Dealers (Typically Banks & Dealers) - The "Smart Money" is Extremely Bearish

  • Position: Massive Net Short.

  • Long Positions: 53,701 (13.1% of OI)

  • Short Positions: 204,972 (49.9% of OI)

  • Net Position: -151,271 contracts (Net Short)

  • Analysis: This is the most significant takeaway from the report. Dealers hold nearly four times as many short positions as long ones. They increased their net short position significantly by adding 16,568 new short contracts. This group's extreme positioning is a powerful bearish signal for the Yen.

Asset Managers / Institutional - The "Fundamental Money" is Bullish

  • Position: Strong Net Long.

  • Long Positions: 118,215 (28.8% of OI)

  • Short Positions: 32,362 (7.9% of OI)

  • Net Position: +85,853 contracts (Net Long)

  • Analysis: This group holds a strong bullish conviction, acting as the primary counterforce to the Dealers.
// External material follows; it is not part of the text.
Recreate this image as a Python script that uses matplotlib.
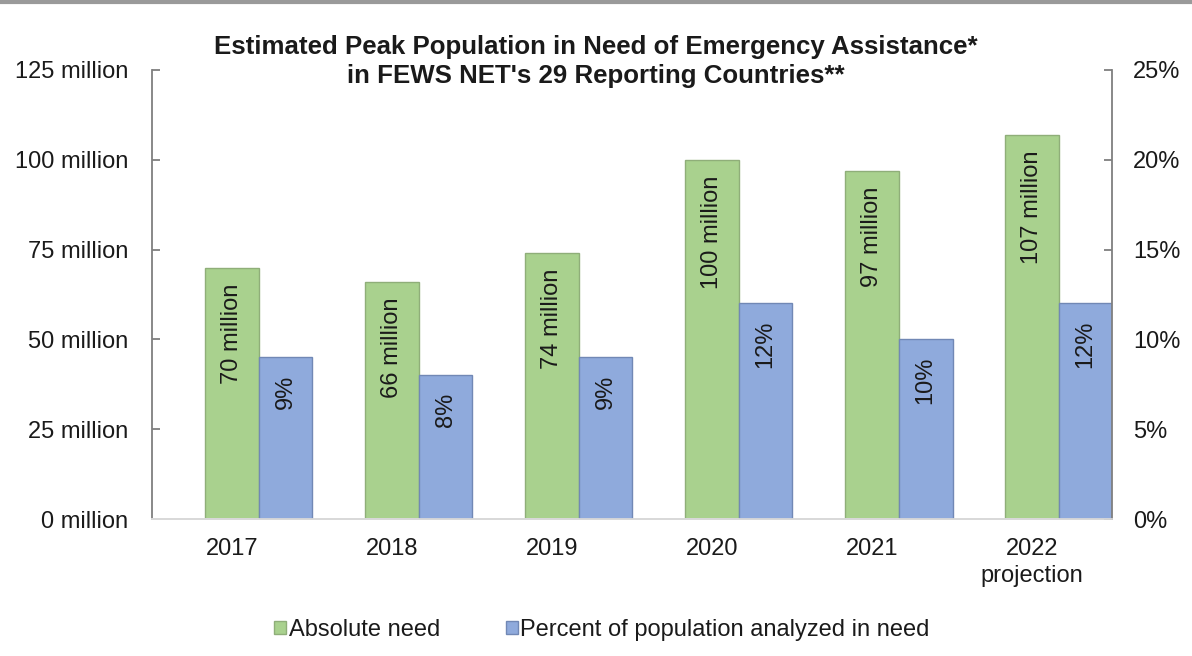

They added a substantial 38,906 long contracts. This suggests they believe the Yen is fundamentally undervalued or due for a reversal, likely based on macroeconomic factors (e.g., potential Bank of Japan policy shifts, valuation models).

Leveraged Funds (e.g., Hedge Funds) - Bearish, but Reducing Exposure

  • Position: Net Short.

  • Long Positions: 41,473 (10.1% of OI)

  • Short Positions: 83,135 (20.2% of OI)
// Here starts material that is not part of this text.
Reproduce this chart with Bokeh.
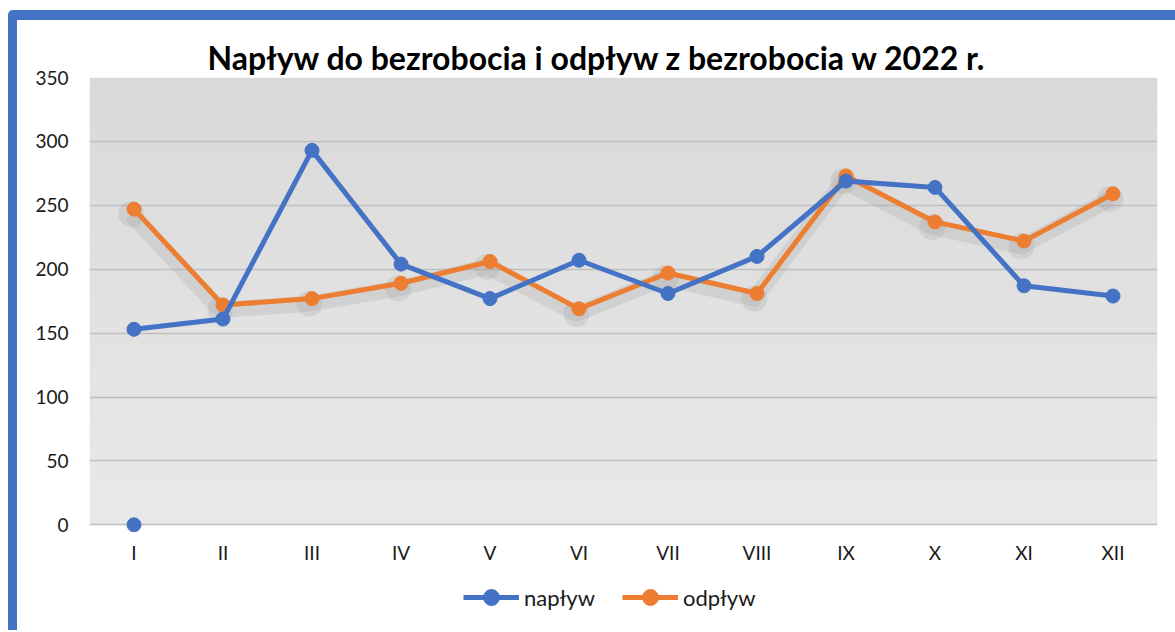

  • Net Position: -41,662 contracts (Net Short)

  • Analysis: Leveraged funds are bearish but notably reduced their net short position during the week. They covered 10,778 short contracts and also sold 16,600 spread positions (which often implies closing out bullish spread bets). This "short covering" can provide short-term support for the Yen and may indicate a cooling of the most aggressive speculative bearish bets.
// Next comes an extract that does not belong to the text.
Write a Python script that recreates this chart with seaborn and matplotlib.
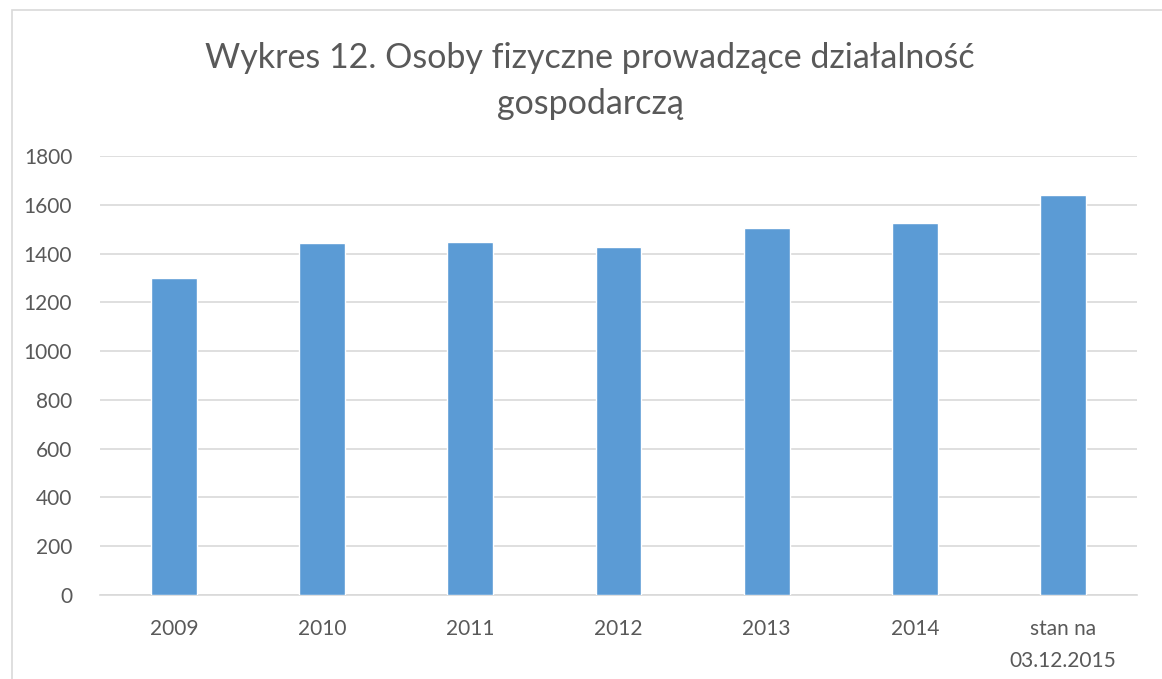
import matplotlib
matplotlib.use("Agg")
import matplotlib.pyplot as plt
import seaborn as sns
import pandas as pd
from matplotlib.patches import Rectangle

categories = ["2009", "2010", "2011", "2012", "2013", "2014", "stan na\n03.12.2015"]
values = [1300, 1443, 1446, 1425, 1504, 1524, 1640]
yticks = [0, 200, 400, 600, 800, 1000, 1200, 1400, 1600, 1800]
title = "Wykres 12. Osoby fizyczne prowadzące działalność\ngospodarczą"

sns.set_theme(style="white")
plt.rcParams['font.family'] = ['Lato', 'DejaVu Sans']

df = pd.DataFrame({"cat": categories, "val": values})

fig = plt.figure(figsize=(11.62, 6.79), dpi=100)
ax = fig.add_axes([100/1162, 1-595/679, (1137-100)/1162, (595-156)/679])

sns.barplot(data=df, x="cat", y="val", color="#5b9bd5", width=0.31,
            saturation=1, ax=ax, zorder=3)

ax.set_ylim(0, 1800)
ax.set_yticks(yticks)
ax.set_xlim(-0.5, len(categories)-0.5)
ax.grid(axis="y", color="#d9d9d9", linewidth=1.2, zorder=0)
ax.grid(axis="x", visible=False)
for s in ["top", "right", "left"]:
    ax.spines[s].set_visible(False)
ax.spines["bottom"].set_color("#d9d9d9")
ax.spines["bottom"].set_linewidth(1.2)
ax.tick_params(axis="both", length=0, labelsize=15, colors="#595959")
ax.tick_params(axis="y", pad=20)
ax.tick_params(axis="x", pad=17)
ax.set_xlabel("")
ax.set_ylabel("")
for lbl in ax.get_xticklabels():
    lbl.set_linespacing(1.75)

fig.text(0.508, 1-81/679, title, ha="center", va="center", fontsize=24.5,
         color="#595959", linespacing=1.5)

fig.patches.append(Rectangle((12/1162, -0.1), 1.2, 1-10/679+0.1,
                             transform=fig.transFigure, fill=False,
                             edgecolor="#d9d9d9", linewidth=1.2))

fig.savefig("out.png", dpi=100)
Other Reportables & Nonreportables

  • Other Reportables: Hold a very large net long position (98,700 vs 419), but this is likely a single or a few large entities and is less indicative of broad sentiment.

  • Nonreportable Positions (Small Speculators): Are net long by 8,799 contracts. Historically, small speculators are often on the wrong side of the trade, so their net long position subtly reinforces the bearish outlook.


3. Market Sentiment & Implications

  • Dominant Sentiment: Bearish. The market structure is defined by the colossal net short position of the Dealer group.

  • Market Divergence: A classic "battle" is set up between the deep-pocketed, often well-informed Dealers (net short) and the fundamentally-driven Asset Managers (net long). The Leveraged Funds are caught in the middle, currently siding with bears but showing signs of pulling back.

  • Price Outlook:

    • Short-Term: The dominance of Dealers suggests the path of least resistance is down. Further Yen weakness is possible.

    • Medium-Term: The large net long position of Asset Managers represents significant buying power. If their fundamental thesis (e.g., a hawkish BoJ pivot) plays out, they could fuel a powerful short-covering rally. The Yen has potential for a sharp rebound if market catalysts change.

4. Key Changes from the Previous Week

  • Dealers became more bearish (added shorts).

  • Asset Managers became more bullish (added longs).

  • Leveraged Funds became less bearish (covered shorts and closed spreads).

This shows the bearish and bullish bets are both getting larger, increasing the potential energy in the market for a significant move once one side capitulates.

Conclusion

The JPY futures market is poised for high volatility. The current setup is dominated by strong bearish commercial hedging or speculation (Dealers), but is facing equally strong bullish fundamental conviction (Asset Managers). The market is heavily net short, but the largest speculative group (Leveraged Funds) is starting to reduce its bearish exposure. This creates a environment where the Yen is vulnerable to further selling, but also primed for a violent rally if the fundamental outlook shifts or if Dealers begin to take profits on their massive short positions.


Disclaimer: This analysis is for informational purposes only and should not be considered investment advice. The COT report is a lagging indicator and reflects past positioning.